Going back to our original sub,\[\large\rm 2x=\tan \theta\]Applying inverse gives us,\[\large\rm \arctan(2x)=\theta\]ya? :o

Answer 47

Like I make one up for you? :o

Answer 48

Yeah.

Answer 49

Like this one, or like the last one?

Answer 50

...Both? hehe.

Answer 51

\[\large\rm \int\limits\frac{(\ln x)^3}{x}dx\]Maybe try this one? :)

Answer 52

This is like the other problem we did,
nice simple u-substitution.

It might not jump out at you right away though.

Answer 53

We can stick with polynomial stuff if this is too tricky ^^

Answer 54

Yeah gimme a polynomial, then I'll try this one. x_x

Answer 55

\[\large\rm \int\limits\frac{3x}{5x^2-3}dx\]I made the numbers a little tricky :)
I'm so mean.

Answer 56

I think

Answer 57

\[\frac{ 3 }{ 10 }\ln(5x^2 - 3) + C\]

Answer 58

Is the second one...\[\frac{(\ln x)^4 }{ 4 }\]

Answer 59

Ooo nice c: Figured out that tricky log also huh? Awesome.

Answer 60

\[\large\rm \int\limits\frac{1}{1-x^2}dx\]Wanna try this one maybe?
Trig sub like this problem.

Answer 61

Haha in a second. food. xP

Answer 62

Alright.

Answer 63

I just skimmed through this, and I didn't understand anything.

Answer 64

lol

Answer 65

Am I supposed to use cosine and -sine here?

Answer 66

@zepdrix

Answer 67

Our identity:\[\large\rm 1-(\color{orangered}{\sin \theta})^2=\cos^2\theta\]And we have this showing up in our problem:\[\large\rm 1-\color{orangered}{x}^2\]

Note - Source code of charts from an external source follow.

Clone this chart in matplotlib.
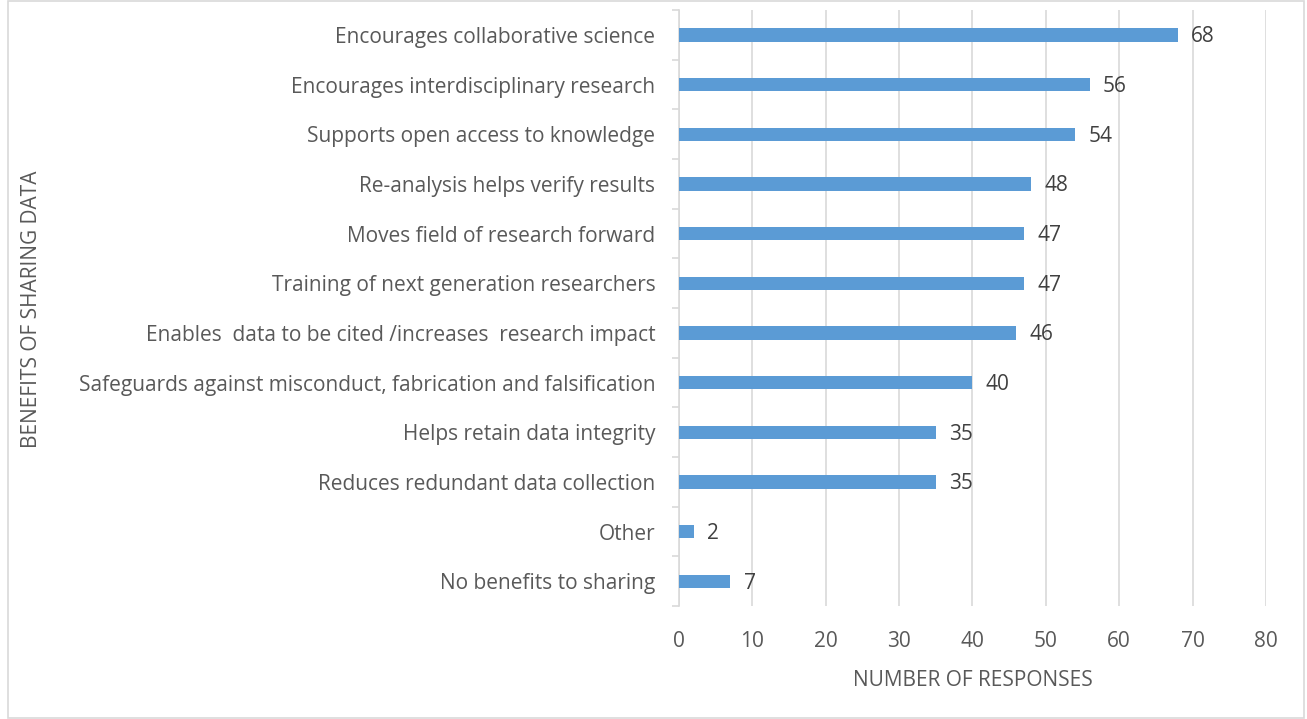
"""Benefits of sharing data: horizontal bar chart of response counts."""

import matplotlib

matplotlib.use("Agg")
import matplotlib.pyplot as plt
from matplotlib.patches import Rectangle

categories = [
    "Encourages collaborative science",
    "Encourages interdisciplinary research",
    "Supports open access to knowledge",
    "Re-analysis helps verify results",
    "Moves field of research forward",
    "Training of next generation researchers",
    "Enables  data to be cited /increases  research impact",
    "Safeguards against misconduct, fabrication and falsification",
    "Helps retain data integrity",
    "Reduces redundant data collection",
    "Other",
    "No benefits to sharing",
]
responses = [68, 56, 54, 48, 47, 47, 46, 40, 35, 35, 2, 7]
x_ticks = [0, 10, 20, 30, 40, 50, 60, 70, 80]

BAR_COLOR = "#5B9BD5"
TEXT_COLOR = "#595959"
GRID_COLOR = "#D9D9D9"

plt.rcParams["font.family"] = ["Open Sans", "DejaVu Sans"]

fig = plt.figure(figsize=(13.07, 7.19), dpi=100)
ax = fig.add_axes([0.5195, 0.157, 0.4491, 0.829])

y_pos = list(range(len(categories)))
ax.barh(y_pos, responses, height=0.27, color=BAR_COLOR, zorder=3)
for y, v in zip(y_pos, responses):
    ax.text(v + 1.8, y + 0.04, str(v), va="center", ha="left", fontsize=15, color="#404040")

ax.set_xlim(0, 80)
ax.set_ylim(len(categories) - 0.5, -0.5)
ax.set_xticks(x_ticks)
ax.set_xticklabels([str(t) for t in x_ticks], fontsize=15, color=TEXT_COLOR)
ax.set_yticks(y_pos)
ax.set_yticklabels(categories, fontsize=15, color=TEXT_COLOR)
ax.set_yticks([i - 0.5 for i in range(len(categories) + 1)], minor=True)
ax.tick_params(axis="y", which="major", length=0, pad=17)
ax.tick_params(axis="y", which="minor", length=5, color=GRID_COLOR, width=1.2)
ax.tick_params(axis="x", length=0, pad=18)

ax.grid(axis="x", color=GRID_COLOR, linewidth=1.2, zorder=0)
for side in ("top", "right", "bottom"):
    ax.spines[side].set_visible(False)
ax.spines["left"].set_color(GRID_COLOR)
ax.spines["left"].set_linewidth(1.2)

ax.set_xlabel("NUMBER OF RESPONSES", fontsize=15, color=TEXT_COLOR, labelpad=13)
fig.text(0.024, 0.57, "BENEFITS OF SHARING DATA", rotation=90, fontsize=15,
         color=TEXT_COLOR, ha="center", va="center")

fig.patches.append(Rectangle((0.006, 0.002), 0.992, 0.996, transform=fig.transFigure,
                             fill=False, edgecolor=GRID_COLOR, linewidth=1.2))

fig.savefig("out.png", dpi=100)
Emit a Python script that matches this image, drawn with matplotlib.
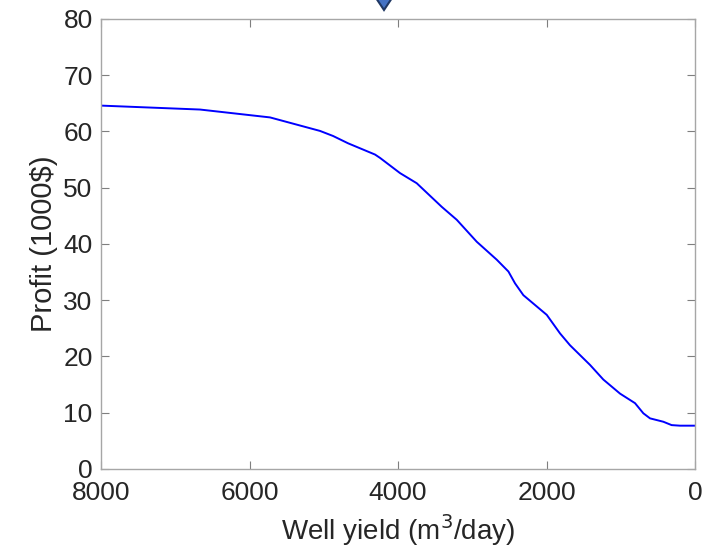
import numpy as np
import matplotlib.pyplot as plt
from matplotlib.patches import Polygon

plt.rcParams['font.family'] = ['Liberation Sans', 'DejaVu Sans']

# well yield (m3/day) and profit (1000$)
well_yield = [8000, 6667, 5724, 5051, 4875, 4673, 4310, 4242, 3973, 3748, 3411,
              3209, 2940, 2670, 2513, 2424, 2312, 2132, 1997, 1818, 1684, 1414,
              1235, 1010, 808, 696, 606, 427, 315, 202, 0]
profit = [64.6, 63.9, 62.5, 60.1, 59.2, 57.9, 55.9, 55.3, 52.6, 50.8, 46.6,
          44.3, 40.4, 37.2, 35.1, 33.0, 30.9, 28.9, 27.4, 24.1, 22.0, 18.5,
          15.9, 13.4, 11.7, 9.9, 9.0, 8.4, 7.8, 7.7, 7.7]

fig = plt.figure(figsize=(7.1, 5.5), dpi=100)
ax = fig.add_axes([0.1423, 0.1473, 0.9789 - 0.1423, 0.9655 - 0.1473])

ax.plot(well_yield, profit, color='#0000ff', linewidth=1.4)

ax.set_xlim(8000, 0)
ax.set_ylim(0, 80)
ax.set_xticks([8000, 6000, 4000, 2000, 0])
ax.set_yticks(np.arange(0, 81, 10))

ax.set_xlabel('Well yield (m$^3$/day)', fontsize=20, color='#262626', labelpad=5)
ax.set_ylabel('Profit (1000$)', fontsize=21, color='#262626', labelpad=4)

for s in ax.spines.values():
    s.set_color('#a6a6a6')
    s.set_linewidth(1.0)
ax.tick_params(direction='in', length=6, width=0.8, color='#7f7f7f',
               labelsize=19, labelcolor='#262626', top=True, right=True)
ax.tick_params(axis='x', pad=9)
ax.tick_params(axis='y', pad=6)

# blue arrow marker at the top of the figure
W, H = 710.0, 550.0
arrow = Polygon([(370 / W, 1.02), (384 / W, 1 - 10 / H), (398 / W, 1.02)],
                closed=True, transform=fig.transFigure, facecolor='#4472c4',
                edgecolor='#203864', linewidth=1.5, clip_on=False)
fig.patches.append(arrow)

fig.savefig('out.png', dpi=100)
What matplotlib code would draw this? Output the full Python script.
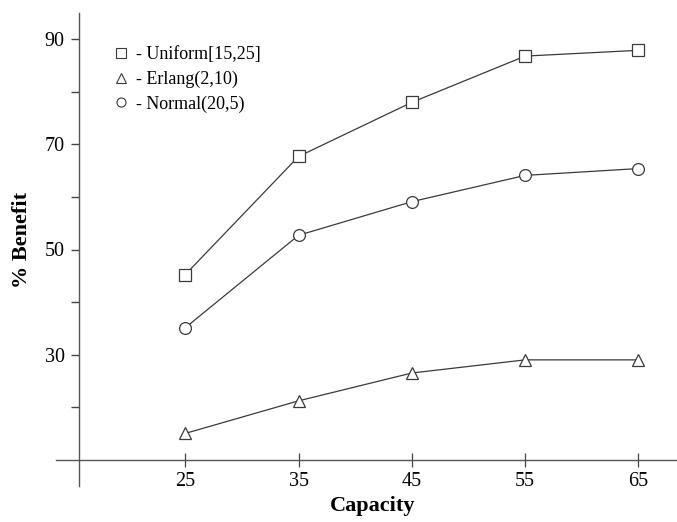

So yes, sine seems like an appropriate substitution for x.

Answer 68

Okay. Just making sure. hehe.

Answer 69

Ah darn it, I should've thought of a better problem :O(
This one is going to be a little more advanced.

Answer 70

Uhh. Am I supposed to have something that looks like this? \[\int\limits\frac{ \cos \theta }{ \cos^2 \theta }d \theta\]

Answer 71

Yesss good job \c:/

Answer 72

Now I don't know what to do hahaha.

Answer 73

Cancel out a cosine, and then apply an identity:\[\large\rm \int\limits \frac{1}{\cos \theta}d \theta\quad=\int\limits \sec \theta~d \theta\]

Answer 74

OH duh. -.- lol. I need to dye my hair blonde.

Answer 75

Have you seen the integral for secant yet?
It's a bit of a weird one.

Answer 76

\[\int\limits \sec \theta \space d \theta = \ln|\sec \theta - \tan \theta| + C\]

Answer 77

Is that it?

Answer 78

Oh. And I need to replace the stuff.

Answer 79

Um um, we want addition, but yes close,\[\large\rm \int\limits\limits \sec \theta \space d \theta \quad= \ln|\sec \theta + \tan \theta| + C\]

Answer 80

Yah, that's why I was saying this problem is a little more advanced,
we have to use the "triangle technique", can't just do a simple inverse trig to undo things.

Answer 81

Have you seen the triangle method or whatever its called? :)

Answer 82

Never heard of it. o_o

Answer 83

Our substitution was this:\[\large\rm \sin \theta=x\]Let's rewrite x as x/1 and then we'll draw out a triangle to illustrate this,\[\large\rm \sin \theta=\frac{opposite}{hypotenuse}=\frac{x}{1}\]